Licensing/copyright of Wiki articles

As there is no specific license indicated on the wiki, all contributions are assumed to be public domain/freely usable. Of course, the moral rights of the submissions remain with the submitters.

By submitting contributions to the wiki the submitter guarantees that the submission is free to use/public domain (i.e. no third-party copyright restrictions).

Any objections? --BigChimp 10:17, 6 July 2013 (UTC)

Added: Additional info: this is displayed on the edit page: "Please note that all contributions to Lazarus wiki may be edited, altered, or removed by other contributors. If you do not want your writing to be edited mercilessly, then do not submit it here. You are also promising us that you wrote this yourself, or copied it from a public domain or similar free resource (see Lazarus wiki:Copyrights for details). Do not submit copyrighted work without permission!" i.e. free use is more or less described (except for copying), as well as copyright restrictions.

This is a good suggestion. I am considering, however, if adopting a formal license model, like GFDL or a Free Culture license like Creative Commons Attribution 3.0 Unported would be a good idea.--Jwdietrich 12:29, 6 July 2013 (UTC)

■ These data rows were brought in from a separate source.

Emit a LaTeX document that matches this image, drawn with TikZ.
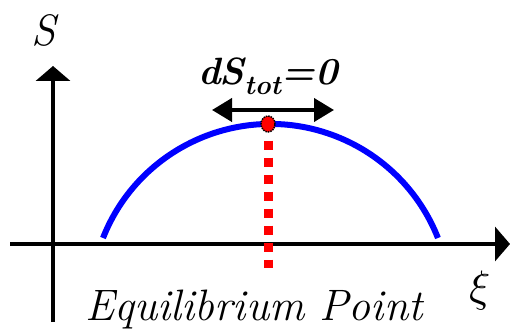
\documentclass[tikz,border=0pt]{standalone}
\usepackage{fontspec}
\usepackage{unicode-math}
\usetikzlibrary{arrows.meta, shapes.geometric}

\begin{document}
\begin{tikzpicture}[x=1pt, y=1pt,
    axis/.style={line width=4pt, -{Triangle[length=15pt, width=34pt]}},
    lab/.style={font=\fontsize{44}{50}\selectfont\itshape}]
  \useasboundingbox (0,0) rectangle (510,334);
  % axes
  \coordinate (xl) at (10,90);
  \coordinate (xr) at (510,90);
  \coordinate (yb) at (53,12);
  \coordinate (yt) at (53,268);
  \draw[axis] (xl) -- (xr);
  \draw[axis] (yb) -- (yt);
  \node[lab] (ylab) at (44,304) {S};
  \node[lab] (xlab) at (480,43) {$\xi$};
  % entropy curve, max at the equilibrium
  \coordinate (c0) at (103,96);
  \draw[blue, line width=6pt] (c0) arc[start angle=158.5, end angle=21.5, radius=180];
  \node[ellipse, fill=red, draw=black, densely dotted, line width=1.5pt,
        minimum width=14pt, minimum height=16pt, inner sep=0pt] (eq) at (268,210) {};
  \coordinate (eqb) at (268,66);
  \draw[red, line width=9pt, dash pattern=on 9pt off 8pt, dash phase=9pt] (eq) -- (eqb);
  % zero change in total entropy
  \coordinate (dl) at (212,224);
  \coordinate (dr) at (334,224);
  \draw[line width=4pt, {Triangle[length=20pt, width=23pt]}-{Triangle[length=20pt, width=23pt]}] (dl) -- (dr);
  \node[font=\fontsize{38}{44}\selectfont\bfseries\itshape, anchor=base] (dS) at (268,249)
    {d\kern-1ptS\textsubscript{\fontsize{27}{30}\selectfont tot}=0};
  \node[lab] (eqlab) at (254,25) {Equilibrium Point};
\end{tikzpicture}
\end{document}
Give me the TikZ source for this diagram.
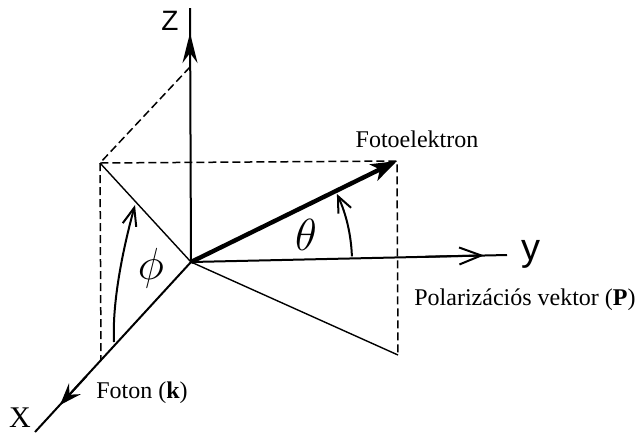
\documentclass[tikz,border=0pt]{standalone}
\usepackage{fontspec}
\setmainfont{Liberation Serif}
\newfontfamily\axfont{Liberation Sans}
\usetikzlibrary{arrows.meta,calc}
\begin{document}
\begin{tikzpicture}[x=0.5pt,y=-0.5pt,
  axis/.style={line width=1pt},
  thinline/.style={line width=0.7pt},
  arcline/.style={line width=1pt},
  dashline/.style={line width=0.75pt, dash pattern=on 4pt off 2pt},
  lbl/.style={font=\fontsize{12}{14}\selectfont, inner sep=0pt},
  axlbl/.style={inner sep=0pt}]
\useasboundingbox (0,0) rectangle (637,436);
% points
\coordinate (O) at (191,262);
\coordinate (ztop) at (190,8);
\coordinate (ztip) at (190,33);
\coordinate (zbase) at (190,62);
\coordinate (xend) at (35,432);
\coordinate (xtip) at (60,405);
\coordinate (yend) at (507,255);
\coordinate (ytip) at (484,255.4);
\coordinate (A) at (100,163);
\coordinate (B) at (397,161);
\coordinate (C) at (398,355);
\coordinate (Ax) at (101,360);
\coordinate (Az) at (190,67);
\coordinate (phis) at (114,342);
\coordinate (phie) at (135,205);
% dashed construction lines
\draw[dashline] (Az) -- (A) -- (B) -- (C);
\draw[dashline] (A) -- (Ax);
% thin projection lines
\draw[thinline] (A) -- (O) -- (C);
% axes
\draw[axis] (O) -- (ztop);
\draw[axis,-{Stealth[length=15pt,width=7.5pt,inset=5pt]}] (zbase) -- (ztip);
\draw[axis] (O) -- (xend);
\draw[axis,-{Stealth[length=11pt,width=8pt,inset=4pt]}] ($(O)!0.8!(xtip)$) -- (xtip);
\draw[axis] (O) -- (yend);
\draw[axis,-{Straight Barb[length=11pt,width=8.5pt]}] ($(O)!0.8!(ytip)$) -- (ytip);
% photoelectron vector
\draw[line width=2.2pt,-{Stealth[length=13pt,width=9pt,inset=3.5pt]}] (O) -- (B);
% angle arcs
\draw[arcline,-{Straight Barb[length=8pt,width=7pt]}] (O) ++(-2:161) arc (-2:-25:161);
\draw[arcline,-{Straight Barb[length=9pt,width=7pt]}] (phis) .. controls (112,300) and (124,245) .. (phie);
% labels
\node[lbl] (fe) at (417,139) {Fotoelektron};
\node[lbl] (fk) at (142,393) {Foton (\textbf{k})};
\node[lbl, anchor=east] (pv) at (636,300) {Polarizációs vektor (\textbf{P})};
\node[axlbl, font=\axfont\fontsize{14}{14}\selectfont] (zl) at (170,21) {Z};
\node[axlbl, font=\fontsize{15}{15}\selectfont] (xl) at (20,418) {X};
\node[axlbl, font=\axfont\fontsize{19}{19}\selectfont] (yl) at (531,254) {y};
\node[axlbl, font=\fontsize{17}{17}\selectfont, scale=1.3] (th) at (306,235) {$\theta$};
\node[axlbl, font=\fontsize{17}{17}\selectfont, scale=1.3] (ph) at (151,268) {$\phi$};
\end{tikzpicture}
\end{document}
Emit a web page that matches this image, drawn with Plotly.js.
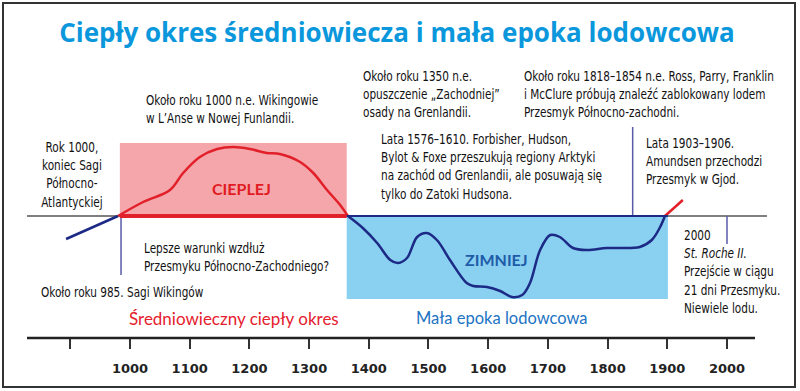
<!DOCTYPE html>
<html>
<head>
<meta charset="utf-8">
<script src="https://cdn.plot.ly/plotly-3.0.1.min.js"></script>
<style>
html,body{margin:0;padding:0;background:#fff;}
#chart{width:800px;height:391px;}
</style>
</head>
<body>
<div id="chart"></div>
<script>
// ---- data (years, relative temperature anomaly) ----
const leadYears   = [893, 980];
const leadValues  = [-0.23, 0];
const warmYears   = [980, 1022, 1067, 1089, 1117, 1146, 1173, 1201, 1229, 1251, 1285, 1307, 1330, 1352, 1365];
const warmValues  = [0, 0.14, 0.26, 0.43, 0.59, 0.67, 0.69, 0.67, 0.63, 0.62, 0.54, 0.43, 0.26, 0.11, 0];
const coldYears   = [1365, 1390, 1414, 1436, 1449, 1464, 1481, 1497, 1514, 1536, 1564, 1575, 1598, 1620, 1640, 1657, 1670, 1687, 1704, 1720, 1742, 1766, 1799, 1854, 1874, 1888, 1896];
const coldValues  = [0, -0.12, -0.27, -0.44, -0.47, -0.42, -0.21, -0.17, -0.24, -0.44, -0.67, -0.70, -0.71, -0.75, -0.81, -0.79, -0.67, -0.34, -0.19, -0.21, -0.32, -0.34, -0.32, -0.31, -0.24, -0.11, 0];
const recentYears = [1896, 1913, 1926];
const recentValues= [0, 0.09, 0.16];

const warmPeriod  = [983, 1363];     // Medieval Warm Period band
const warmTop     = 0.73;
const coldPeriod  = [1363, 1901];    // Little Ice Age band
const coldBottom  = -0.83;

const eventYears  = [985, 1842, 2000];
const eventTops   = [0, 0.89, 0];
const eventBottoms= [-0.59, 0, -0.28];

const tickYears   = [900, 1000, 1100, 1200, 1300, 1400, 1500, 1600, 1700, 1800, 1900, 2000];
const tickLabels  = ['', '1000', '1100', '1200', '1300', '1400', '1500', '1600', '1700', '1800', '1900', '2000'];

// ---- layout helpers (pixel -> paper) ----
const L = 27, R = 767, T = 60, B = 338;
const px = x => (x - L) / (R - L);
const py = y => (B - y) / (B - T);

const NAVY = '#1c2a85';
const RED = '#e2202a';
const TXT = "'DejaVu Sans Condensed', 'DejaVu Sans', sans-serif";
const CONDENSE = 0.835;   // horizontal squeeze to mimic a condensed face

const traces = [
  {x: leadYears, y: leadValues, mode: 'lines', line: {color: NAVY, width: 2.5, shape: 'spline'}, hoverinfo: 'skip'},
  {x: warmYears, y: warmValues, mode: 'lines', line: {color: RED, width: 2.5, shape: 'spline', smoothing: 1}, hoverinfo: 'skip'},
  {x: coldYears, y: coldValues, mode: 'lines', line: {color: NAVY, width: 2.5, shape: 'spline', smoothing: 1}, hoverinfo: 'skip'},
  {x: recentYears, y: recentValues, mode: 'lines', line: {color: RED, width: 2.5, shape: 'spline'}, hoverinfo: 'skip'}
];

const shapes = [
  {type: 'rect', xref: 'paper', yref: 'paper', x0: px(3), x1: px(795), y0: py(387), y1: py(3),
   line: {color: '#333', width: 2}, fillcolor: 'rgba(0,0,0,0)', layer: 'below'},
  {type: 'rect', xref: 'x', yref: 'y', x0: warmPeriod[0], x1: warmPeriod[1], y0: 0, y1: warmTop,
   fillcolor: 'rgb(244,166,171)', line: {width: 0}, layer: 'below'},
  {type: 'rect', xref: 'x', yref: 'y', x0: coldPeriod[0], x1: coldPeriod[1], y0: coldBottom, y1: 0,
   fillcolor: 'rgb(137,208,241)', line: {width: 0}, layer: 'below'},
  {type: 'line', xref: 'paper', yref: 'y', x0: 0, x1: 1, y0: 0, y1: 0, line: {color: '#555', width: 1.5}, layer: 'below'},
  {type: 'line', xref: 'x', yref: 'y', x0: warmPeriod[0], x1: warmPeriod[1], y0: 0, y1: 0, line: {color: RED, width: 4}},
  {type: 'line', xref: 'x', yref: 'y', x0: coldPeriod[0], x1: coldPeriod[1], y0: 0, y1: 0, line: {color: NAVY, width: 2}},
  {type: 'line', xref: 'paper', yref: 'paper', x0: 0, x1: px(755), y0: 0, y1: 0, line: {color: '#222', width: 2.5}}
];
eventYears.forEach((yr, i) => {
  shapes.push({type: 'line', xref: 'x', yref: 'y', x0: yr, x1: yr, y0: eventBottoms[i], y1: eventTops[i],
    line: {color: '#5a5aa8', width: 1.5}, layer: 'below'});
});

const note = (text, x, y, opts = {}) => Object.assign({
  text, xref: 'paper', yref: 'paper', x: px(x), y: py(y),
  xanchor: 'left', yanchor: 'middle', align: 'left', showarrow: false,
  font: {family: TXT, size: 14, color: '#111'}
}, opts);

const annotations = [
  note('Rok 1000,<br>koniec Sagi<br>Północno-<br>Atlantyckiej', 72, 174.5, {xanchor: 'center', align: 'center'}),
  note('Około roku 1000 n.e. Wikingowie<br>w L’Anse w Nowej Funlandii.', 144, 109),
  note('Około roku 1350 n.e.<br>opuszczenie „Zachodniej”<br>osady na Grenlandii.', 361, 93.5),
  note('Około roku 1818–1854 n.e. Ross, Parry, Franklin<br>i McClure próbują znaleźć zablokowany lodem<br>Przesmyk Północno-zachodni.', 522, 93.5),
  note('Lata 1576–1610. Forbisher, Hudson,<br>Bylot &amp; Foxe przeszukują regiony Arktyki<br>na zachód od Grenlandii, ale posuwają się<br>tylko do Zatoki Hudsona.', 379, 166.5),
  note('Lata 1903–1906.<br>Amundsen przechodzi<br>Przesmyk w Gjod.', 644, 160.5),
  note('Lepsze warunki wzdłuż<br>Przesmyku Północno-Zachodniego?', 142, 257),
  note('Około roku 985. Sagi Wikingów', 39, 292),
  note('2000<br><i>St. Roche II.</i><br>Przejście w ciągu<br>21 dni Przesmyku.<br>Niewiele lodu.', 682, 271),
  note('Średniowieczny ciepły okres', 127, 318, {font: {family: 'Lato, sans-serif', size: 17, color: '#e5202e'}}),
  note('Mała epoka lodowcowa', 414, 318, {font: {family: 'Lato, sans-serif', size: 16.5, color: '#1b73c3'}}),
  note('<b>CIEPLEJ</b>', 242, 188, {xanchor: 'center', font: {family: 'Lato, sans-serif', size: 16, color: '#e11b22'}}),
  note('<b>ZIMNIEJ</b>', 497, 259, {xanchor: 'center', font: {family: 'Lato, sans-serif', size: 16, color: '#1f5ca8'}})
];
const condensedNotes = [0, 1, 2, 3, 4, 5, 6, 7, 8];

const layout = {
  width: 800, height: 391,
  margin: {l: L, r: 800 - R, t: T, b: 391 - B, pad: 0},
  paper_bgcolor: '#fff', plot_bgcolor: '#fff',
  showlegend: false,
  title: {
    text: '<b>Ciepły okres średniowiecza i mała epoka lodowcowa</b>',
    x: 0.5, xanchor: 'center', xref: 'paper',
    y: 1 - 33 / 391, yref: 'container', yanchor: 'middle',
    font: {family: "'Open Sans', sans-serif", size: 26, color: '#0a97dc'}
  },
  xaxis: {
    range: [827.5, 2067], showgrid: false, zeroline: false, showline: false,
    tickmode: 'array', tickvals: tickYears, ticktext: tickLabels,
    ticks: 'outside', ticklen: 10, tickwidth: 2, tickcolor: '#333',
    ticklabelstandoff: 8,
    tickfont: {family: "'DejaVu Sans', sans-serif", size: 13, color: '#222', weight: 'bold'},
    fixedrange: true
  },
  yaxis: {range: [-1.22, 1.56], visible: false, fixedrange: true},
  shapes, annotations
};

Plotly.newPlot('chart', traces, layout, {displayModeBar: false, staticPlot: true}).then(gd => {
  const NS = 'http://www.w3.org/2000/svg';
  condensedNotes.forEach(i => {
    const g = gd.querySelector('g.annotation[data-index="' + i + '"]');
    if (!g) return;
    const t = g.querySelector('text.annotation-text');
    if (!t) return;
    const wrap = document.createElementNS(NS, 'g');
    t.parentNode.insertBefore(wrap, t);
    wrap.appendChild(t);
    const bb = wrap.getBBox();
    const centered = annotations[i].xanchor === 'center';
    const ax = centered ? bb.x + bb.width / 2 : bb.x;
    wrap.setAttribute('transform', 'translate(' + ax + ',0) scale(' + CONDENSE + ',1) translate(' + (-ax) + ',0)');
  });
});
</script>
</body>
</html>
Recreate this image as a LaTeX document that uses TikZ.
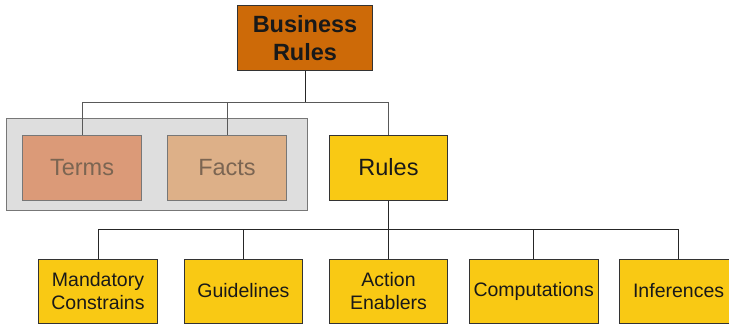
\documentclass[tikz,border=0pt]{standalone}
\usepackage{fontspec}
\setmainfont{Liberation Sans}
\definecolor{brown1}{HTML}{CD6A08}
\definecolor{yel}{HTML}{F9C914}
\definecolor{termc}{HTML}{DB9A78}
\definecolor{factc}{HTML}{DDB088}
\definecolor{grayfill}{HTML}{DEDEDE}
\definecolor{mutetext}{HTML}{7B6552}
\definecolor{darkb}{HTML}{333333}
\definecolor{midb}{HTML}{777777}
\tikzset{
  x=1pt,y=1pt,
  box/.style={draw=darkb, line width=1pt, inner sep=0pt, align=center, text=black!90},
  topbox/.style={box, minimum height=65pt, font=\fontsize{23.5}{28}\selectfont},
  botbox/.style={box, fill=yel, minimum height=64pt, minimum width=118.6pt, font=\fontsize{19.5}{23.3}\selectfont},
  mutebox/.style={box, draw=midb, minimum width=118.6pt, minimum height=65pt, text=mutetext, font=\fontsize{23.5}{28}\selectfont},
  conn/.style={line width=1pt, draw=black!85},
  connlight/.style={line width=1pt, draw=black!65},
}
\begin{document}
\begin{tikzpicture}
\useasboundingbox (0,0) rectangle (729,-324);
% top
\node[topbox, fill=brown1, minimum width=134.6pt, font=\fontsize{23.5}{28}\selectfont\bfseries] (br) at (305,-37.8) {Business\\Rules};
% group
\node[draw=midb, fill=grayfill, line width=1pt, minimum width=301pt, minimum height=91.6pt, inner sep=0pt] (grp) at (157.2,-164.5) {};
\node[mutebox, fill=termc] (terms) at (82,-167.5) {Terms};
\node[mutebox, fill=factc] (facts) at (227,-167.5) {Facts};
\node[topbox, fill=yel, minimum width=118.4pt] (rules) at (388.5,-167.5) {Rules};
% bottom row
\node[botbox] (mand) at (98,-291) {Mandatory\\Constrains};
\node[botbox] (guide) at (243.4,-291) {Guidelines};
\node[botbox, minimum width=118.4pt] (act) at (388.5,-291) {Action\\Enablers};
\node[botbox, minimum width=129pt] (comp) at (533.7,-291) {Computations};
\node[botbox] (inf) at (678.6,-291) {Inferences};
% connectors
\coordinate (bus1) at (0,-102.3);
\coordinate (bus2) at (0,-229.3);
\draw[conn] (br.south) -- (br.south |- bus1);
\draw[connlight] (terms.north) -- (terms.north |- bus1) -| (rules.north);
\draw[connlight] (facts.north) -- (facts.north |- bus1);
\draw[conn] (rules.south) -- (rules.south |- bus2);
\draw[conn] (mand.north) -- (mand.north |- bus2) -| (inf.north);
\draw[conn] (guide.north) -- (guide.north |- bus2);
\draw[conn] (act.north) -- (act.north |- bus2);
\draw[conn] (comp.north) -- (comp.north |- bus2);
\end{tikzpicture}
\end{document}
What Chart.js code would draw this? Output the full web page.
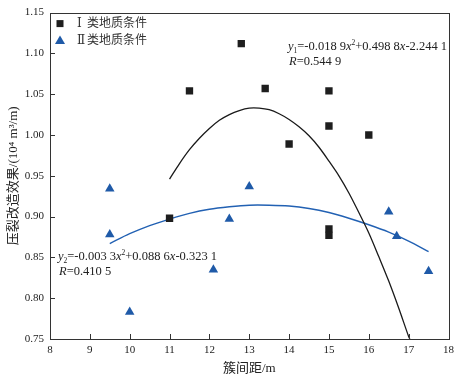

It is legally impossible to add a license to/change the license of all existing texts without getting approval from the people who wrote those texts. --Jonas 10:05, 8 July 2013 (UTC)

@Jonas: yes, agreed. (@Jonas: assuming your comment was addressed to me too - if not the below can at least serve as clarification). However, this brings up the question: what is the current license under which the contributors wrote those texts? AFAIK,
  • nobody gets an "accept that you license your contributions under license x" type of form when signing up to for a wiki account
  • the license info in the footer is empty => so which license is it?
  • the only clue is the info in the edit text, which every contributor must have seen
If you think there are problems with changing the licnse, a workaround could be to include a start date in the text.
--BigChimp 12:18, 8 July 2013 (UTC)
The current texts don't have a specific license, so all rights reserved by standard copyright law in their jurisdiction apply, apart indeed from the disclaimer that's displayed when editing (noting that anything you post may be edited, altered or removed by other contributors).
Adding a date after which contributions are licensed under that particular license could indeed be an option.